**What to do:** Look for the line containing "What React, TypeScript" and the line containing "Chart.register(...registerables);" in the entries below. Copy those two and all lines between them exactly, leaving out pictures.

**Given records:**
— START —

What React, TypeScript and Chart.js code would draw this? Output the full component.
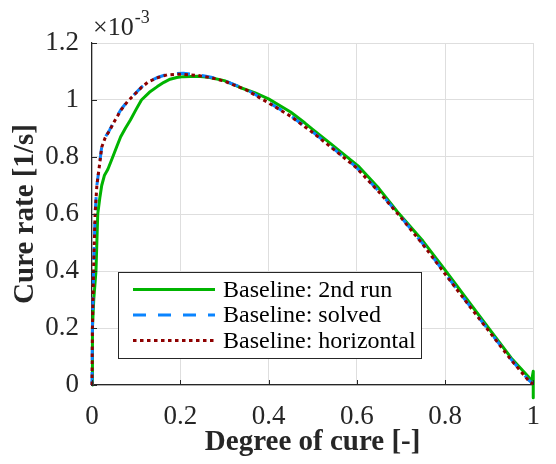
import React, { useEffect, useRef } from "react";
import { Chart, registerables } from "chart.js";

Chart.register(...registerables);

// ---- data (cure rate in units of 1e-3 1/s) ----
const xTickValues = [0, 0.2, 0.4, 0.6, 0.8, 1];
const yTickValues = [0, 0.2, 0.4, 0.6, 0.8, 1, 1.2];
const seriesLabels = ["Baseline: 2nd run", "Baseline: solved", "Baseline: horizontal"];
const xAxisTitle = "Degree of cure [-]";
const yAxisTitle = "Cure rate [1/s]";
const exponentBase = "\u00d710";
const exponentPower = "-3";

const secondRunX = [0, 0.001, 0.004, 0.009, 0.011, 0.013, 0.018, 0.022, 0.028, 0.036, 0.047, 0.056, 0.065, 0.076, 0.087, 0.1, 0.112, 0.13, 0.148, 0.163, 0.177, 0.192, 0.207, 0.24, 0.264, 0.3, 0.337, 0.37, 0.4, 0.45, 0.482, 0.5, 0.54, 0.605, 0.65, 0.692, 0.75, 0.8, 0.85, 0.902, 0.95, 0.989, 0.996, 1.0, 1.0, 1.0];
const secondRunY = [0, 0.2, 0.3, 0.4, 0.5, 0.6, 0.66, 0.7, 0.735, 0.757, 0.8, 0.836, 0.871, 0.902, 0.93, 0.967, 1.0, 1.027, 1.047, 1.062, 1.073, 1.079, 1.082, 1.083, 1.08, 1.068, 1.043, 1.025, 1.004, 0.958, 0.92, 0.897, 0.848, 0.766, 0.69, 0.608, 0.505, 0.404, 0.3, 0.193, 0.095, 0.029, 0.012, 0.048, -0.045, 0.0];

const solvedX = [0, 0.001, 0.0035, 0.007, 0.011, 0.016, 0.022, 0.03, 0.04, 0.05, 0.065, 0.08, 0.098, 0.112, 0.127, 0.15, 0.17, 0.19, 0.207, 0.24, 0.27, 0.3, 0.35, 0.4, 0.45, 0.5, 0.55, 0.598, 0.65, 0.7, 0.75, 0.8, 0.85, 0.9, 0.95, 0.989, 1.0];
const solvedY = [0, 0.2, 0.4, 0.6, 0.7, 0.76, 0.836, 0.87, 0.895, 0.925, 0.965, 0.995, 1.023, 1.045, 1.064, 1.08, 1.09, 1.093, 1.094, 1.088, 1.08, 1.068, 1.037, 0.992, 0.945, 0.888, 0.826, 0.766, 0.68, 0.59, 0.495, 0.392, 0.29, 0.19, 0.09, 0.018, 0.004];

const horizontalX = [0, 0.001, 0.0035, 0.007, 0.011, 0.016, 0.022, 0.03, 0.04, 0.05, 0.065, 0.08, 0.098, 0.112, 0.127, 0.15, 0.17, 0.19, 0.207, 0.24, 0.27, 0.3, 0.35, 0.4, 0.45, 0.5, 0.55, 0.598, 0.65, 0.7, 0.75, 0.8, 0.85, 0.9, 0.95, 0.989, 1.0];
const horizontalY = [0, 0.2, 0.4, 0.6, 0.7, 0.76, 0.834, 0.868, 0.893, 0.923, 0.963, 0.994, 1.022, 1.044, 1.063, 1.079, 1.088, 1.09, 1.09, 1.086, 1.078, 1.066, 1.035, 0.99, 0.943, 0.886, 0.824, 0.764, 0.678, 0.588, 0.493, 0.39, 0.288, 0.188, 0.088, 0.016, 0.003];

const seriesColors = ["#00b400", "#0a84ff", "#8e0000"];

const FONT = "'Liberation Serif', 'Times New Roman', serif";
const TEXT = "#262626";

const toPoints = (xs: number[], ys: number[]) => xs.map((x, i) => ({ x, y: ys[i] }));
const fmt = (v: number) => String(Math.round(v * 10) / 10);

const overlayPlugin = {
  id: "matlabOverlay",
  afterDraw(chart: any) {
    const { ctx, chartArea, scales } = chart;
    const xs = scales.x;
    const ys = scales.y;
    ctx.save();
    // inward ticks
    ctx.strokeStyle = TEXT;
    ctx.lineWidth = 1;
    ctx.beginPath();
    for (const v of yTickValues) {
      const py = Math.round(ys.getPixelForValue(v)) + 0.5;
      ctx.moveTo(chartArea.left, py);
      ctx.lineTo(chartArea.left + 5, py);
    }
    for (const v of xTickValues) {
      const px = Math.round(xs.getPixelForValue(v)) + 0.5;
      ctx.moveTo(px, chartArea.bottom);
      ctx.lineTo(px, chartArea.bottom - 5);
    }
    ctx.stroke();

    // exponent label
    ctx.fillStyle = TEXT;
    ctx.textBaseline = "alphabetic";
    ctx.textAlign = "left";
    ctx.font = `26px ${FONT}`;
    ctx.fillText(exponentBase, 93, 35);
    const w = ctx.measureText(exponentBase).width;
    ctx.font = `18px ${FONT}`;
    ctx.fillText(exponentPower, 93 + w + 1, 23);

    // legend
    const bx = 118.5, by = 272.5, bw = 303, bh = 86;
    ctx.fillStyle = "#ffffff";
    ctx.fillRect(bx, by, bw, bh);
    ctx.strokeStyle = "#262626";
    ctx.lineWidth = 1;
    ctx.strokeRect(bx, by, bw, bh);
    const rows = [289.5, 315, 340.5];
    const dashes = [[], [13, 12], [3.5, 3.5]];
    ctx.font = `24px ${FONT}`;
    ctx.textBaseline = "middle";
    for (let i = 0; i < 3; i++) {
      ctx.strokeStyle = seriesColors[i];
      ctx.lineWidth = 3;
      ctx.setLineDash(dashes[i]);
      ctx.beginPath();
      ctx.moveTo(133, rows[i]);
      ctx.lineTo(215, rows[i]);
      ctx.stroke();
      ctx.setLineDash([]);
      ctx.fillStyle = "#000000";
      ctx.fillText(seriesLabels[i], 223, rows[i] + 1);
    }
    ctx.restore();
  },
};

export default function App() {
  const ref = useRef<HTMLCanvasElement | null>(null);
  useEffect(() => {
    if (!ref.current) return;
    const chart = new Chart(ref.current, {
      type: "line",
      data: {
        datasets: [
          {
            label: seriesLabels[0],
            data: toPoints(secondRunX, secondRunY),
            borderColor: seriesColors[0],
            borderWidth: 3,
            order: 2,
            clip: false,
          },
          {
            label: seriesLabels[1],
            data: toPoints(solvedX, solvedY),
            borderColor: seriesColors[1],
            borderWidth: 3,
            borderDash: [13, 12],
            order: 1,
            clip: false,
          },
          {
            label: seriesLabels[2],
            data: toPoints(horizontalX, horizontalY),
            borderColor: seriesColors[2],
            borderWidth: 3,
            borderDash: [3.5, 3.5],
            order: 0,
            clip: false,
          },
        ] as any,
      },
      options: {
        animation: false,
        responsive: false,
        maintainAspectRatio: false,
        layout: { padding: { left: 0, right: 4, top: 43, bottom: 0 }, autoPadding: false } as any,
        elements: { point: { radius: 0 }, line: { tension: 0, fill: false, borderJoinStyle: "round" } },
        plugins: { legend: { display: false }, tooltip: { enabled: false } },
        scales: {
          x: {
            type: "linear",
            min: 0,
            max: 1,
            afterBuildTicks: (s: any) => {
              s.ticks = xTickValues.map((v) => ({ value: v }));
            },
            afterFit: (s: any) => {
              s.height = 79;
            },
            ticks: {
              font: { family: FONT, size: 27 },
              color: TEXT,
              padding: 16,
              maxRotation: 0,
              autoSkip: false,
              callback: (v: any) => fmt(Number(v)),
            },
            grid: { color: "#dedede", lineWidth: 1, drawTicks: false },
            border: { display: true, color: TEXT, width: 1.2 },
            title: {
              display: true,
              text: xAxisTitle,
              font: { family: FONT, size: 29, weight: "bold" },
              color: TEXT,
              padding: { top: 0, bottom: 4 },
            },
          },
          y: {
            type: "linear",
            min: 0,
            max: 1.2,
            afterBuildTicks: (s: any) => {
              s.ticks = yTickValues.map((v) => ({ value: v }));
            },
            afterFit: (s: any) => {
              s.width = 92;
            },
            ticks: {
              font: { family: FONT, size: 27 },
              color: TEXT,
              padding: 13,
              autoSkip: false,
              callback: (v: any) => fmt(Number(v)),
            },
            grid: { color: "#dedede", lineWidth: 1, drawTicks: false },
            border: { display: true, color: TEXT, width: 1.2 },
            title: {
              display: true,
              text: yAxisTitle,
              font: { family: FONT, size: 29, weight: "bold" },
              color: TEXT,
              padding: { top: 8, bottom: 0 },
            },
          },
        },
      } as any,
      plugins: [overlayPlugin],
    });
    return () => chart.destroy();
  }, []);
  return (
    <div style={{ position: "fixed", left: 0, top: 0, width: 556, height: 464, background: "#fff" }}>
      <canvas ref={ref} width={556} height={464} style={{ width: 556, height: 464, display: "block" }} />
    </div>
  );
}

— END —
— START —

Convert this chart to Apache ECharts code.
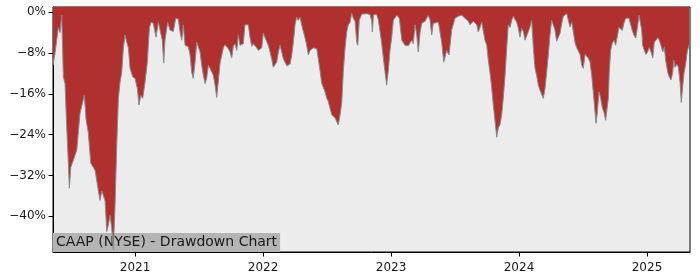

— END —

**Response below:**
What React, TypeScript and Chart.js code would draw this? Output the full component.
import React, { useEffect, useRef } from "react";
import { Chart, registerables } from "chart.js";

Chart.register(...registerables);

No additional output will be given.